Krush vs Steven, French Fried (Krushco)
It looks like Steven made the most of his recent trip to the USA, including a stop at the Krushco mat room in New York City as part of his tour of the great North American wrestling sites. The man has good taste, I'll give him that, and balls, too. Challenging Krush to a submission match is no small matter. In the wrestling world, Krush is the K2 for mat adventurers, and evidently the fray-cationing Parisian wanted nothing but the toughest technical challenge he could find. Because the new matches are "so intense and numerous," they are divided into two parts (the two downloads priced as one, totaling 45 minutes), featuring "some of the best examples of head scissor and rear naked choke holds you'll ever see. Anywhere."
Let me second that. From its rip-and-strip opener to its climactic conquest by asphyxiation, French Fried is relentless, authentic, and steamy, certain to be remembered (by this blogger anyway) as one of the top three of Krush's trove of matches, quite possibly his best to date. Impossible as it sounds, Krush is better now than he's ever been. Though he was never lacking in self-confidence, his moves and camera presence are more assured now, the "storytelling" more compelling, and the videography more technically accomplished than even the matches of the Krush-vs-Lucien saga, Krushco's previous benchmark. Steven compares favorably to Krush's best roughneck adversaries: Gaz, Stan Torum, Johnny O, and Lucien. Steven is a hairy-chested, man-sized grappler, immensely passionate and thrillingly vicious, the perfect foil for the fierce and hotheaded baldy.
The video wastes no time on introductions or smack talk.
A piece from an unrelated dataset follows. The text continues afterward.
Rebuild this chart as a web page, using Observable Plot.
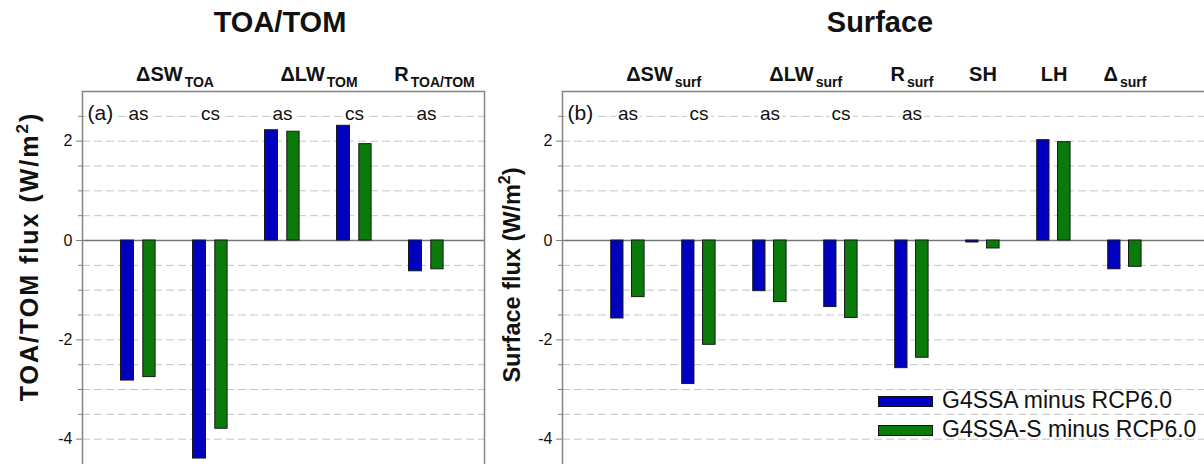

Steven and Krush lock up, and Krush gets the first takedown within seconds. He rides the man for a few more seconds then flips him over and up for a combination choke and body scissors. The Frenchman muscles loose and reverses. legs pinching Krush's waist, the palm of his hand pressed to Krush's nose and mouth, smothering him. Steven is big, looming over Krush when standing, and even when the two are grappling on the mat, Steven is an imposing figure. As the announcement copy states, the fight focuses a lot of attention on attacks to the head (and jugular!), elevating this contest virtually to a life-and-death struggle. Fine technique meets agonized grimaces in one of the finest competitions I've seen so far this year.